Pada umumnya, itu dibentuk untuk berlaku kepada semua orang. Akan tetapi, ada perbuatan-perbuatan tertentu yang hanya dapat dilakukan oleh orang-orang yang berkualitas tertentu saja. Delik Proporia sering menimbulkan kesulitan bilamana delik dilakukan oleh pelaku peserta (medepleger) atau doen pleger (pembuat yang membuat sehingga orang lain melakukan) tidak mempunyai kualitas seperti yang disyaratkan oleh undang-undang. Misalnya : dapatkah seorang biasa yang turut serta melakukan delik jabatan jabatan pasal 413 – 436 KUHP delik yang dilakukan oleh pegawai negeri membuat sehingga seorang Pegawai Negeri (yang sakit jiwa) melakukan delik jabatan ? (akan dipelajari dalam Hukum Pidana Lanjutan)

Contoh-contoh dalam jenis delik ini, Delik Communia: pembunuhan (338), penganiayaan (351, dll) Delik Propria: pegawai negri (pada kejahatan jabatan), nakhoda (pada kejahatan pelayaran) dll.

5. Delik Umum dan Delik Khusus

Delik umum adalah semua tindak pidana yang dimuat dalam KHUP sebagai kodifikasi hukum ppdn materiil. Sementara itu delik khusus adalah semua tindak pidana yang terdapat dalam kodifikasi tersebut.

Walaupun telah ada kodifikasi (KUHP), tetapi adanya tindak pidana diluar KHUP merupakan suatu keharusan yang tidak dapat dihindari. Perbuatan-perbuatan tertentu yang dinilai merugikan masyarakat dan patut diancam dengan pidana itu terus berkembang, sesuai dengan perkembangan teknologi dan kemajuan ilmu pengetahuan, yang tidak cukup efektif dengan hanya menambahkannya pada kodifikasi (KUHP).

Tindak pidana diluar KUHP tersebar didalam berbagai peraturan perundang-undangan yang ada. Peraturan perundang-undangan itu berupa peraturan perundang-undangan pidana.

Contoh-contohnya: Delik umum: KUHP. Delik khusus: UU No. 31 th 1999 tentang tindak pidana korupsi, UU No. 5 th 1997 tentang psikotropika, dll.
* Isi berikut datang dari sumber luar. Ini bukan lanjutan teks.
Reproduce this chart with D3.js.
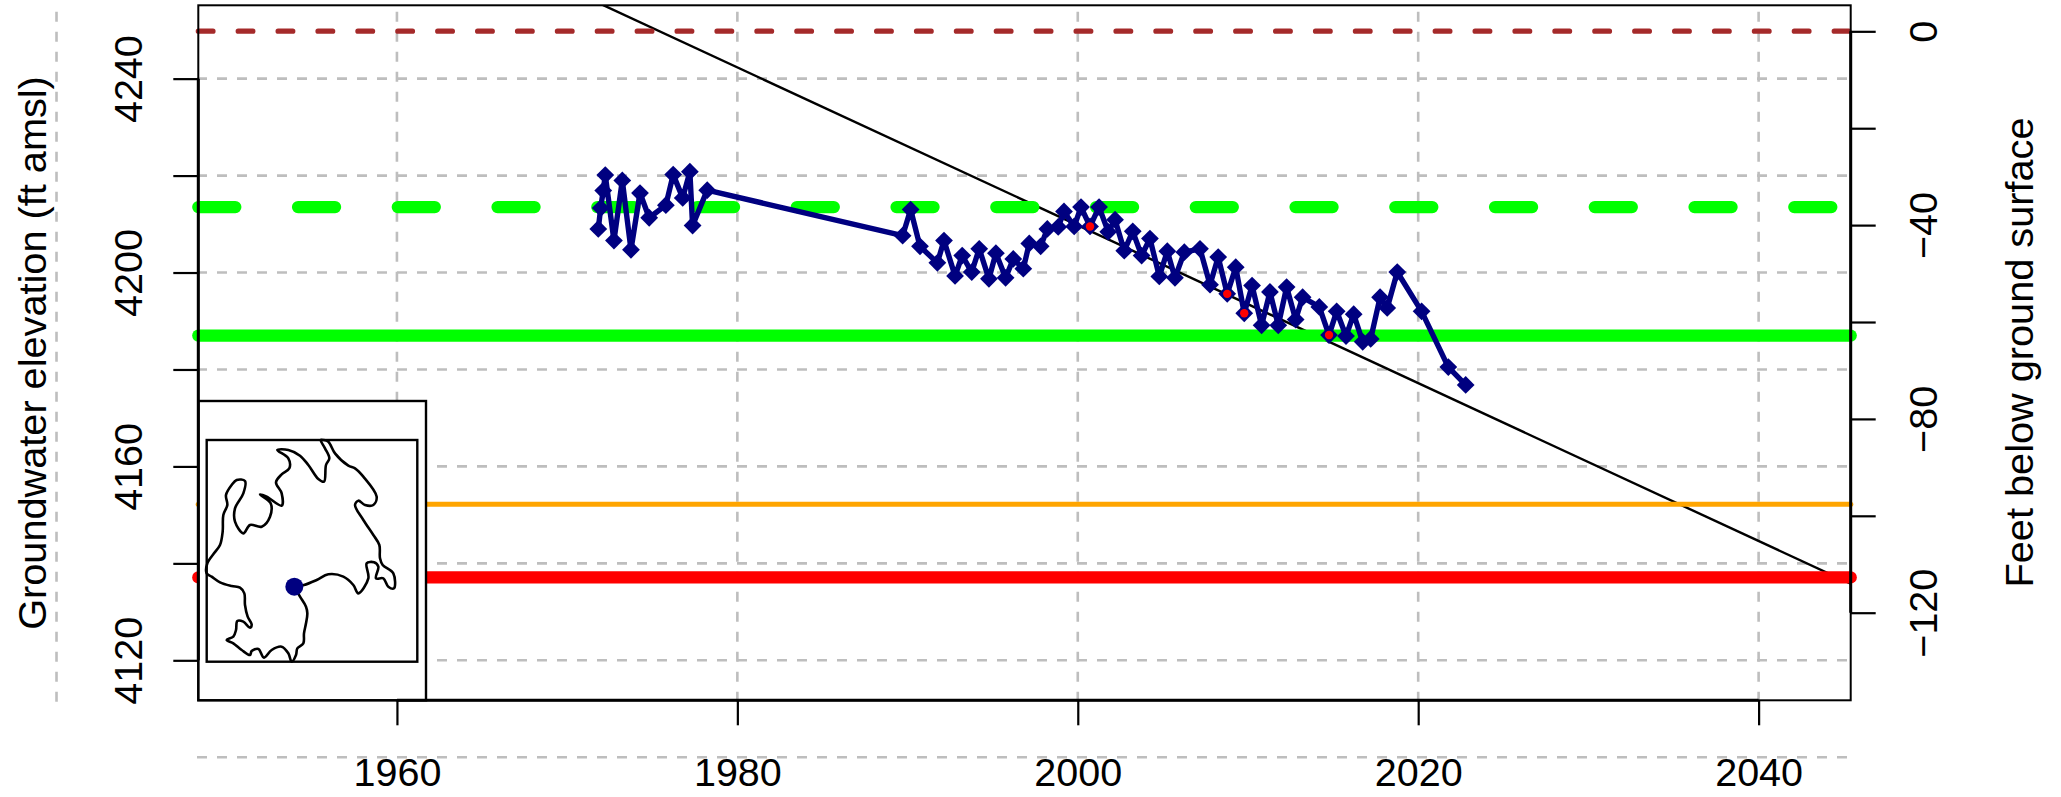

6. Kejahatan Umum dan Kejahatan Politik

Delik Politik adalah delik yang tujuannya diarahkan terhadap keamanaan Negara dan kepala Negara. Misalnya pasal 104 sampai pasal 129 KUHP.

Menurut Hezwinkel Zuringa bahwa sering timbul kesulitan untuk membedakan delik umum dengan delik politik. Delik politik yang murni yang berkaitan dengan ketatanegaraan murni tidak mienimbulkan persoalan, tetapi ada delik yang nampaknya merupakan delik politik, tetapi sebenarnya bukan, yaitu ia termasuk delik umum.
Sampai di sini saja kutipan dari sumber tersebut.